### Work to do
Print exactly what lies from the line with "Convert this chart" down to the line with "fit_a = [67.0, 12240.0]", counting both of those lines, but not the pictures.

Records contained in a dataset:
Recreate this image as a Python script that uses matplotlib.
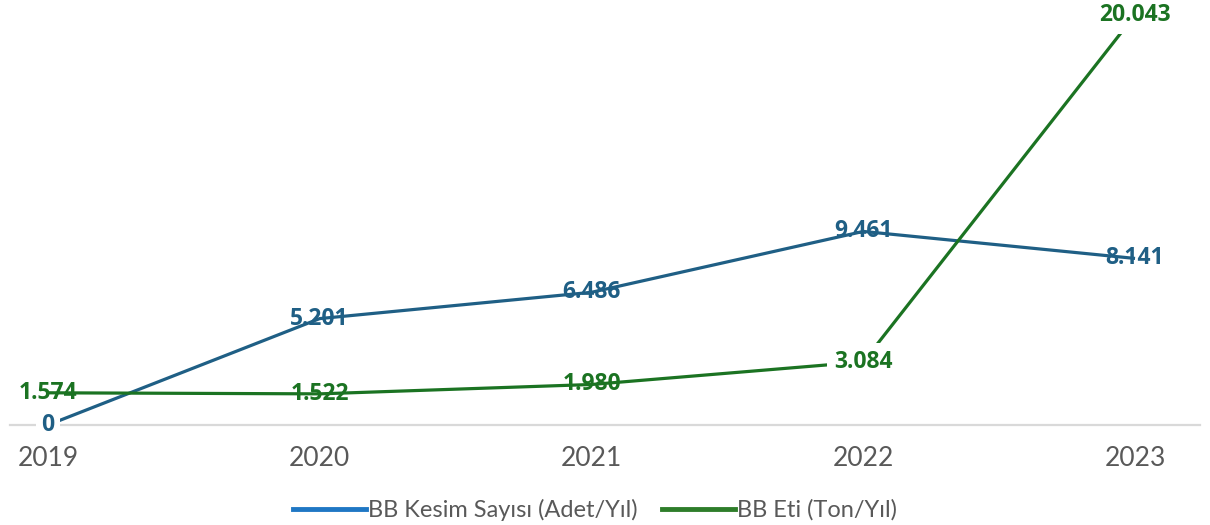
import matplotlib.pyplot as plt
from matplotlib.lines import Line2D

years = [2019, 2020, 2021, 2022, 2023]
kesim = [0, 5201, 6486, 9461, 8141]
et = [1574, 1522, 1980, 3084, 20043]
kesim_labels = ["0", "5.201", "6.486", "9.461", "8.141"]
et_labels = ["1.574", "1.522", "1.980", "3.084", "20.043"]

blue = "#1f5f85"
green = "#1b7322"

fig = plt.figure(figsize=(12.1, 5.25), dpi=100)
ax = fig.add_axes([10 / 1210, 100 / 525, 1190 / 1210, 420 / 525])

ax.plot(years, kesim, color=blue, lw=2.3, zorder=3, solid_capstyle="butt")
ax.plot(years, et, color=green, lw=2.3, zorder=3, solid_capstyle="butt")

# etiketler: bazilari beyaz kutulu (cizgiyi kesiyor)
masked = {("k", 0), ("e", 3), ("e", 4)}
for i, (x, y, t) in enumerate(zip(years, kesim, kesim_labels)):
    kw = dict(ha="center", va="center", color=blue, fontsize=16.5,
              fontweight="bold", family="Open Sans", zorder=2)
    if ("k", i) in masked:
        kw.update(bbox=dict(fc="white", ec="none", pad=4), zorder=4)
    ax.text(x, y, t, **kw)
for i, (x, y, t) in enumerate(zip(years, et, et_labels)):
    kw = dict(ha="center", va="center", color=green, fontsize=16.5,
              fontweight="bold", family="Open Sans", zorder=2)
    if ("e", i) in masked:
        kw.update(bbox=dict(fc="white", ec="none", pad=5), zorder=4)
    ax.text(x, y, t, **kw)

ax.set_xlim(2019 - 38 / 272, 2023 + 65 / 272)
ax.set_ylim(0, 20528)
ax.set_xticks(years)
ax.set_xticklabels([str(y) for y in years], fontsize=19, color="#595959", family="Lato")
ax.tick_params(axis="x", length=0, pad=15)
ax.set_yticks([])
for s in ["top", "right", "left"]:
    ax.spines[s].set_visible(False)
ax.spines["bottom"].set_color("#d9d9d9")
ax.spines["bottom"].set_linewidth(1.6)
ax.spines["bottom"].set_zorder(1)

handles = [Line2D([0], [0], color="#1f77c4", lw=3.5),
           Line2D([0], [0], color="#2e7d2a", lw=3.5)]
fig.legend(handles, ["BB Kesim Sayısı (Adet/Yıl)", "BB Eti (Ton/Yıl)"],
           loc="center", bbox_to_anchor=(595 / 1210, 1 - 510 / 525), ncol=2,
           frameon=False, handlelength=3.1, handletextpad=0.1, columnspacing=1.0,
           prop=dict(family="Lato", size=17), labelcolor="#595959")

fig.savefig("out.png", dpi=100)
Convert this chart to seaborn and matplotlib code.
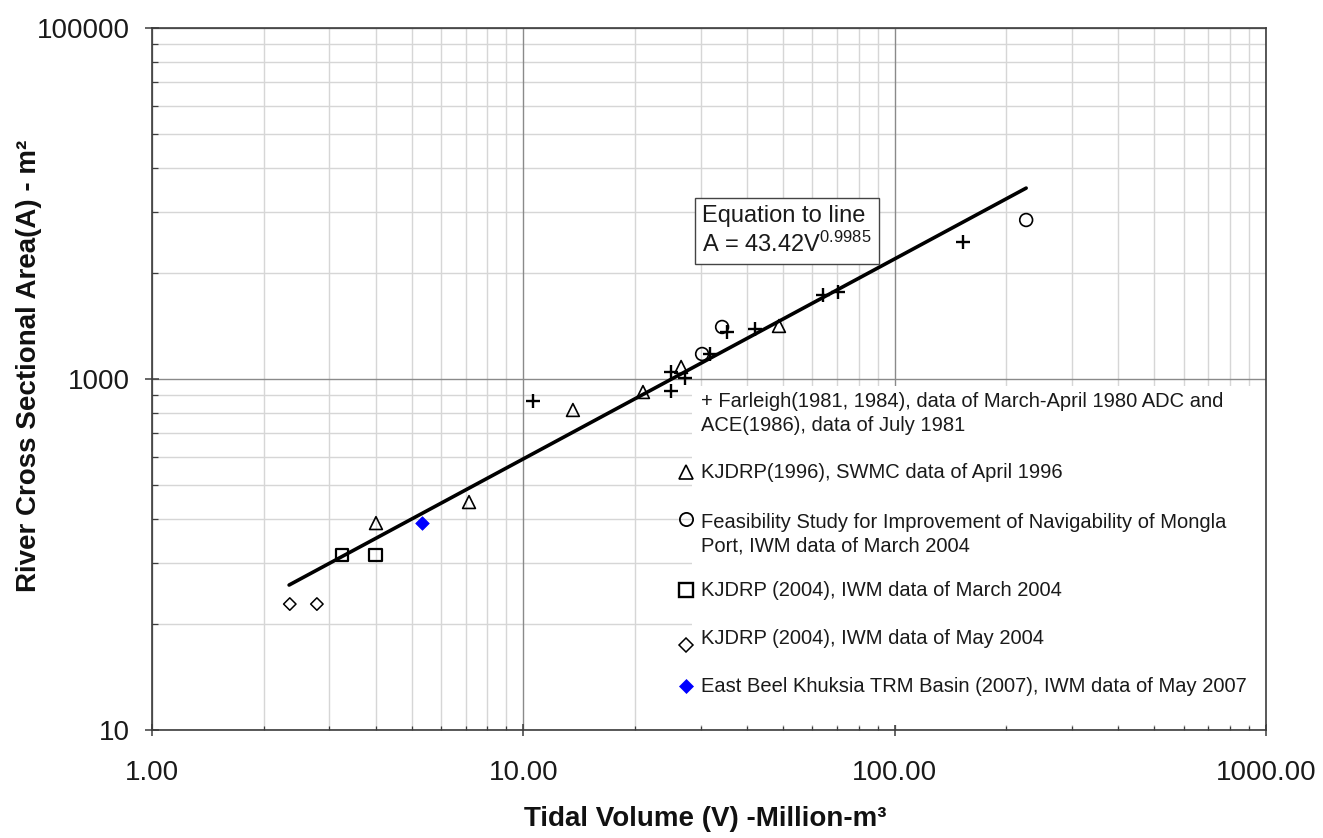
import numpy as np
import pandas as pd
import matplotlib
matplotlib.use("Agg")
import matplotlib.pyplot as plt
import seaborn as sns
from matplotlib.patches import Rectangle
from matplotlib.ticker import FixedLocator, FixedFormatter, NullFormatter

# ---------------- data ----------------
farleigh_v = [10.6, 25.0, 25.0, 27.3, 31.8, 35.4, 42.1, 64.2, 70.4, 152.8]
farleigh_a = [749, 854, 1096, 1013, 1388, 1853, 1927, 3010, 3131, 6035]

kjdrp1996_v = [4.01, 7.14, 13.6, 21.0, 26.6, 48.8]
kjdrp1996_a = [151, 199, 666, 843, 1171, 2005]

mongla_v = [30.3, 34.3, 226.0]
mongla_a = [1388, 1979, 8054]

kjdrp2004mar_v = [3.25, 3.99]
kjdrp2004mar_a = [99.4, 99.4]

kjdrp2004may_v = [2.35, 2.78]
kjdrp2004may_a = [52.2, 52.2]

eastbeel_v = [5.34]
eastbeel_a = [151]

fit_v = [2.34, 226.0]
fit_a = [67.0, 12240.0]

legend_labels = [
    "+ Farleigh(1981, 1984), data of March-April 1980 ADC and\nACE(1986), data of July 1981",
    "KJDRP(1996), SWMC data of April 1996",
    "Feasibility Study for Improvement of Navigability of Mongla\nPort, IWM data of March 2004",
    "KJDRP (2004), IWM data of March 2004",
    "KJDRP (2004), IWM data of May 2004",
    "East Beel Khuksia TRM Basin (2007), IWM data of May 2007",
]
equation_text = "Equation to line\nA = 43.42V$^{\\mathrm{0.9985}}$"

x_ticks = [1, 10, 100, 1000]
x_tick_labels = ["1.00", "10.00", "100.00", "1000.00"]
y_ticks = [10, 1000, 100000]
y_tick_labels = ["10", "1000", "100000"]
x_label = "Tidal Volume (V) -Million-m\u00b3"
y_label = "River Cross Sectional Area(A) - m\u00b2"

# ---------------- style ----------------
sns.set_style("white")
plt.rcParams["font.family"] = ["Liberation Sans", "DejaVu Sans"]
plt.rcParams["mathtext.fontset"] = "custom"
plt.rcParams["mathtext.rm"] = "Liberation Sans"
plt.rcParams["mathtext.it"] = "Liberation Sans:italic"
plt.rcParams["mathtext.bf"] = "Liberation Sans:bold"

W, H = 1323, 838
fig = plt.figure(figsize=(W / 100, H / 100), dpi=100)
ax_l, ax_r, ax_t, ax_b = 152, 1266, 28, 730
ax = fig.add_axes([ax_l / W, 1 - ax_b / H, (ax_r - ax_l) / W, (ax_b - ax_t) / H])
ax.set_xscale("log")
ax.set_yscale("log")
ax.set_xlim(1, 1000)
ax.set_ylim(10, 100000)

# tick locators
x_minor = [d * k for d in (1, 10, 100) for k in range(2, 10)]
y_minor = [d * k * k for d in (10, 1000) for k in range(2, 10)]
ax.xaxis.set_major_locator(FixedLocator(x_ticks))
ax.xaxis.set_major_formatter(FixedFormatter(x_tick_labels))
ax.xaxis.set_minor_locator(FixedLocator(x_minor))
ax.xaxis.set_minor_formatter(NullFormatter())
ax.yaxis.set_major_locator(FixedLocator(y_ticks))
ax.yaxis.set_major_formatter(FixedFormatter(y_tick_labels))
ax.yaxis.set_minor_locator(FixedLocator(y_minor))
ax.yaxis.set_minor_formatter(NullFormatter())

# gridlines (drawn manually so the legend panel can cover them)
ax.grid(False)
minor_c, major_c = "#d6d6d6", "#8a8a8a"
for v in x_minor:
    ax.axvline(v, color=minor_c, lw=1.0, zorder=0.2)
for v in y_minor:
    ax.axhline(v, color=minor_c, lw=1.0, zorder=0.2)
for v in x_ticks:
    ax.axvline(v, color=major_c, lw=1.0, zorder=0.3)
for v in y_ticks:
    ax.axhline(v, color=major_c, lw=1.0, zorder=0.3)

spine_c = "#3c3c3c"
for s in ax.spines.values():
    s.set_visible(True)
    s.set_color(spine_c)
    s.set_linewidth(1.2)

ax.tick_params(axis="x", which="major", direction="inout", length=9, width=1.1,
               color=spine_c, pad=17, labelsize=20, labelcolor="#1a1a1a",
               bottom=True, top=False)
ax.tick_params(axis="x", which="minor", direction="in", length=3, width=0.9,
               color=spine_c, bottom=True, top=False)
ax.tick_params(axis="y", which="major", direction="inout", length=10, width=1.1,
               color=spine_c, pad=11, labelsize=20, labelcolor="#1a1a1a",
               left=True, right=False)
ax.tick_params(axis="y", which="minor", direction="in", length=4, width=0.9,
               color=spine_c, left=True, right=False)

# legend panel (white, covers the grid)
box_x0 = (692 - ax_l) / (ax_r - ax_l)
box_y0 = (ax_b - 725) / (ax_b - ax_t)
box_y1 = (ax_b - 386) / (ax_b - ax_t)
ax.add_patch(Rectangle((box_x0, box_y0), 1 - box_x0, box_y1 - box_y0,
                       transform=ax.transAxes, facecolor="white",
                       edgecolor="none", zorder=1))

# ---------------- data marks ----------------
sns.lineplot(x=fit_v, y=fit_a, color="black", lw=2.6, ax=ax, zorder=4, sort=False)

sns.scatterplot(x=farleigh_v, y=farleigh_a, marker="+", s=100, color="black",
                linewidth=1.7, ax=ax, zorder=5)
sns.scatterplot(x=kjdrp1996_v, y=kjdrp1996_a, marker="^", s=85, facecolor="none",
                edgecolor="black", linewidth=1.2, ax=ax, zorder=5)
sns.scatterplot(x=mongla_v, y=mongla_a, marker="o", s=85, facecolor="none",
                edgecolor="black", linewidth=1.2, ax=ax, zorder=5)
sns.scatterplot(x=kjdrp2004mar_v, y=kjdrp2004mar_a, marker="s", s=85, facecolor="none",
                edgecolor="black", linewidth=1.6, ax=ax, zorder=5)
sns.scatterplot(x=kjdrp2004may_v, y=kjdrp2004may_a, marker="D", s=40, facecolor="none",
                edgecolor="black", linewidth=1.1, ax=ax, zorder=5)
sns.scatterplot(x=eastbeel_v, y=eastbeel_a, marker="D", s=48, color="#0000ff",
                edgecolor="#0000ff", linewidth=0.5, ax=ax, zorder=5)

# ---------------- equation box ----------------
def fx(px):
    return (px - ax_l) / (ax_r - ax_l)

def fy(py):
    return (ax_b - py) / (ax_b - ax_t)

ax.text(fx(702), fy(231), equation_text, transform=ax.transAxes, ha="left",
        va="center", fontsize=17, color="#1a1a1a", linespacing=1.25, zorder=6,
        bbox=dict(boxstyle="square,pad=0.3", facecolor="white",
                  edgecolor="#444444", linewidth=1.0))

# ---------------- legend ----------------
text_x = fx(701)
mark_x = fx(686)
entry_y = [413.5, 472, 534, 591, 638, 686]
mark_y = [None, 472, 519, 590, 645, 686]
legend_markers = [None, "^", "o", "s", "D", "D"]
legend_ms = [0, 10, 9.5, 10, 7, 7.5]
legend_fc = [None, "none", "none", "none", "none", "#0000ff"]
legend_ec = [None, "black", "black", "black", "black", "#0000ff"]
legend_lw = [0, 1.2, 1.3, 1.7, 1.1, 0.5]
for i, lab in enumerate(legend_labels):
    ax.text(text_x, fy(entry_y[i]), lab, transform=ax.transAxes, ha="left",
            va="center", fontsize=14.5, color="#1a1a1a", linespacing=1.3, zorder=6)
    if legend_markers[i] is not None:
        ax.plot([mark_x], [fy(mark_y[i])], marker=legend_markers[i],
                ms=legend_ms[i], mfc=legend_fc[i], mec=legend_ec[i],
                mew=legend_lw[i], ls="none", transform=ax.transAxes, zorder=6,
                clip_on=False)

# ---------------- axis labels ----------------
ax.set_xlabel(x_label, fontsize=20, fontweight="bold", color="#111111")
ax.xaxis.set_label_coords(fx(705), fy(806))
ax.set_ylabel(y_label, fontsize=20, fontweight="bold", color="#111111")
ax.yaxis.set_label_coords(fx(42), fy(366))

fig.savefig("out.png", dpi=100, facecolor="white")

### Result of this task
Convert this chart to seaborn and matplotlib code.
import numpy as np
import pandas as pd
import matplotlib
matplotlib.use("Agg")
import matplotlib.pyplot as plt
import seaborn as sns
from matplotlib.patches import Rectangle
from matplotlib.ticker import FixedLocator, FixedFormatter, NullFormatter

# ---------------- data ----------------
farleigh_v = [10.6, 25.0, 25.0, 27.3, 31.8, 35.4, 42.1, 64.2, 70.4, 152.8]
farleigh_a = [749, 854, 1096, 1013, 1388, 1853, 1927, 3010, 3131, 6035]

kjdrp1996_v = [4.01, 7.14, 13.6, 21.0, 26.6, 48.8]
kjdrp1996_a = [151, 199, 666, 843, 1171, 2005]

mongla_v = [30.3, 34.3, 226.0]
mongla_a = [1388, 1979, 8054]

kjdrp2004mar_v = [3.25, 3.99]
kjdrp2004mar_a = [99.4, 99.4]

kjdrp2004may_v = [2.35, 2.78]
kjdrp2004may_a = [52.2, 52.2]

eastbeel_v = [5.34]
eastbeel_a = [151]

fit_v = [2.34, 226.0]
fit_a = [67.0, 12240.0]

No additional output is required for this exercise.